-- BEGIN Recorded data --

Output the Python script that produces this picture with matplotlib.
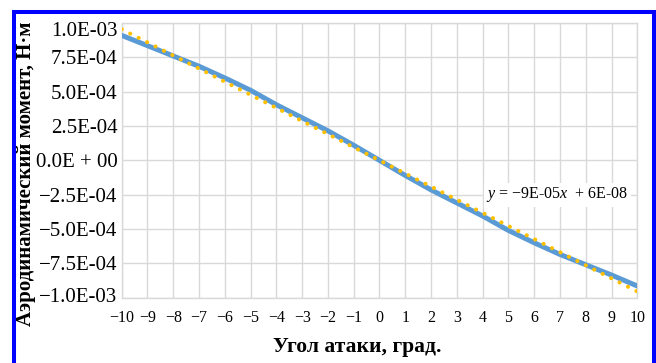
import matplotlib
matplotlib.use("Agg")
import matplotlib.pyplot as plt
import matplotlib.transforms as mtransforms
from matplotlib.patches import Rectangle
import numpy as np

# угол атаки, град. и аэродинамический момент, Н·м
angles = [-10, -9, -8, -7, -6, -5, -4, -3, -2, -1, 0,
          1, 2, 3, 4, 5, 6, 7, 8, 9, 10]
moment = [9.10e-4, 8.35e-4, 7.60e-4, 6.85e-4, 6.00e-4, 5.10e-4, 4.05e-4,
          3.10e-4, 2.15e-4, 1.10e-4, 0.0,
          -1.10e-4, -2.15e-4, -3.10e-4, -4.05e-4, -5.10e-4, -6.00e-4,
          -6.85e-4, -7.60e-4, -8.35e-4, -9.15e-4]

y_ticks = [1.0e-3, 7.5e-4, 5.0e-4, 2.5e-4, 0.0, -2.5e-4, -5.0e-4, -7.5e-4, -1.0e-3]
y_labels = ['1.0E-03', '7.5E-04', '5.0E-04', '2.5E-04', '0.0E + 00',
            '\u22122.5E-04', '\u22125.0E-04', '\u22127.5E-04', '\u22121.0E-03']
x_labels = [str(a).replace('-', '\u2212') for a in angles]

trend_text = '$y$ = \u22129E-05$x$  + 6E-08'

plt.rcParams['font.family'] = ['Liberation Serif', 'DejaVu Serif']
plt.rcParams['mathtext.fontset'] = 'custom'
plt.rcParams['mathtext.rm'] = 'Liberation Serif'
plt.rcParams['mathtext.it'] = 'Liberation Serif:italic'

fig = plt.figure(figsize=(6.56, 3.63), dpi=100)
ax = fig.add_axes([0.1855, 0.1799, 0.786, 0.7567])

# линия тренда (линейная аппроксимация)
k, b = np.polyfit(angles, moment, 1)
xt = np.array([angles[0], angles[-1]])
ax.plot(angles, moment, color='#5B9BD5', lw=3.6, solid_capstyle='round', zorder=3)
ax.plot(xt, k * xt + b, color='#FFC000', lw=2.9, linestyle=(0, (0.05, 2.3)),
        dash_capstyle='round', zorder=4)

ax.set_xlim(-10, 10)
ax.set_ylim(-1.0e-3, 1.0e-3)
ax.set_xticks(angles)
ax.set_xticklabels(x_labels, fontsize=11.5)
ax.set_yticks(y_ticks)
ax.set_yticklabels(y_labels, fontsize=15)
ax.tick_params(axis='both', length=0)
ax.tick_params(axis='y', pad=3)
ax.tick_params(axis='x', pad=9)
ax.grid(True, color='#D9D9D9', lw=1.0)
ax.set_axisbelow(True)
for s in ax.spines.values():
    s.set_color('#D9D9D9')
    s.set_linewidth(1.0)

# крайние подписи оси Y немного сдвинуты внутрь, как в Excel
ylab = ax.get_yticklabels()
ylab[0].set_transform(ylab[0].get_transform() +
                      mtransforms.ScaledTranslation(0, -6 / 100, fig.dpi_scale_trans))
ylab[-1].set_transform(ylab[-1].get_transform() +
                       mtransforms.ScaledTranslation(0, 3 / 100, fig.dpi_scale_trans))

ax.text(0.983, 0.374, trend_text, transform=ax.transAxes, ha='right', va='center',
        fontsize=11.5, bbox=dict(facecolor='white', edgecolor='none', pad=2), zorder=5)

fig.text(0.545, 0.044, 'Угол атаки, град.', ha='center', va='center',
         fontsize=15.5, fontweight='bold')
fig.text(0.040, 0.52, 'Аэродинамический момент, Н·м', ha='center', va='center',
         rotation=90, fontsize=15, fontweight='bold')

# синяя рамка
fig.patches.append(Rectangle((14 / 656, -0.1), 640 / 656, 1.1 - 12 / 363,
                             transform=fig.transFigure, fill=False,
                             edgecolor='#0000FF', lw=2.9, zorder=10))

fig.savefig('out.png', dpi=100)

-- END Recorded data --

What you have to do >> Write the full listing out again with every line unchanged, but include no pictures.

Solution >>
Output the Python script that produces this picture with matplotlib.
import matplotlib
matplotlib.use("Agg")
import matplotlib.pyplot as plt
import matplotlib.transforms as mtransforms
from matplotlib.patches import Rectangle
import numpy as np

# угол атаки, град. и аэродинамический момент, Н·м
angles = [-10, -9, -8, -7, -6, -5, -4, -3, -2, -1, 0,
          1, 2, 3, 4, 5, 6, 7, 8, 9, 10]
moment = [9.10e-4, 8.35e-4, 7.60e-4, 6.85e-4, 6.00e-4, 5.10e-4, 4.05e-4,
          3.10e-4, 2.15e-4, 1.10e-4, 0.0,
          -1.10e-4, -2.15e-4, -3.10e-4, -4.05e-4, -5.10e-4, -6.00e-4,
          -6.85e-4, -7.60e-4, -8.35e-4, -9.15e-4]

y_ticks = [1.0e-3, 7.5e-4, 5.0e-4, 2.5e-4, 0.0, -2.5e-4, -5.0e-4, -7.5e-4, -1.0e-3]
y_labels = ['1.0E-03', '7.5E-04', '5.0E-04', '2.5E-04', '0.0E + 00',
            '\u22122.5E-04', '\u22125.0E-04', '\u22127.5E-04', '\u22121.0E-03']
x_labels = [str(a).replace('-', '\u2212') for a in angles]

trend_text = '$y$ = \u22129E-05$x$  + 6E-08'

plt.rcParams['font.family'] = ['Liberation Serif', 'DejaVu Serif']
plt.rcParams['mathtext.fontset'] = 'custom'
plt.rcParams['mathtext.rm'] = 'Liberation Serif'
plt.rcParams['mathtext.it'] = 'Liberation Serif:italic'

fig = plt.figure(figsize=(6.56, 3.63), dpi=100)
ax = fig.add_axes([0.1855, 0.1799, 0.786, 0.7567])

# линия тренда (линейная аппроксимация)
k, b = np.polyfit(angles, moment, 1)
xt = np.array([angles[0], angles[-1]])
ax.plot(angles, moment, color='#5B9BD5', lw=3.6, solid_capstyle='round', zorder=3)
ax.plot(xt, k * xt + b, color='#FFC000', lw=2.9, linestyle=(0, (0.05, 2.3)),
        dash_capstyle='round', zorder=4)

ax.set_xlim(-10, 10)
ax.set_ylim(-1.0e-3, 1.0e-3)
ax.set_xticks(angles)
ax.set_xticklabels(x_labels, fontsize=11.5)
ax.set_yticks(y_ticks)
ax.set_yticklabels(y_labels, fontsize=15)
ax.tick_params(axis='both', length=0)
ax.tick_params(axis='y', pad=3)
ax.tick_params(axis='x', pad=9)
ax.grid(True, color='#D9D9D9', lw=1.0)
ax.set_axisbelow(True)
for s in ax.spines.values():
    s.set_color('#D9D9D9')
    s.set_linewidth(1.0)

# крайние подписи оси Y немного сдвинуты внутрь, как в Excel
ylab = ax.get_yticklabels()
ylab[0].set_transform(ylab[0].get_transform() +
                      mtransforms.ScaledTranslation(0, -6 / 100, fig.dpi_scale_trans))
ylab[-1].set_transform(ylab[-1].get_transform() +
                       mtransforms.ScaledTranslation(0, 3 / 100, fig.dpi_scale_trans))

ax.text(0.983, 0.374, trend_text, transform=ax.transAxes, ha='right', va='center',
        fontsize=11.5, bbox=dict(facecolor='white', edgecolor='none', pad=2), zorder=5)

fig.text(0.545, 0.044, 'Угол атаки, град.', ha='center', va='center',
         fontsize=15.5, fontweight='bold')
fig.text(0.040, 0.52, 'Аэродинамический момент, Н·м', ha='center', va='center',
         rotation=90, fontsize=15, fontweight='bold')

# синяя рамка
fig.patches.append(Rectangle((14 / 656, -0.1), 640 / 656, 1.1 - 12 / 363,
                             transform=fig.transFigure, fill=False,
                             edgecolor='#0000FF', lw=2.9, zorder=10))

fig.savefig('out.png', dpi=100)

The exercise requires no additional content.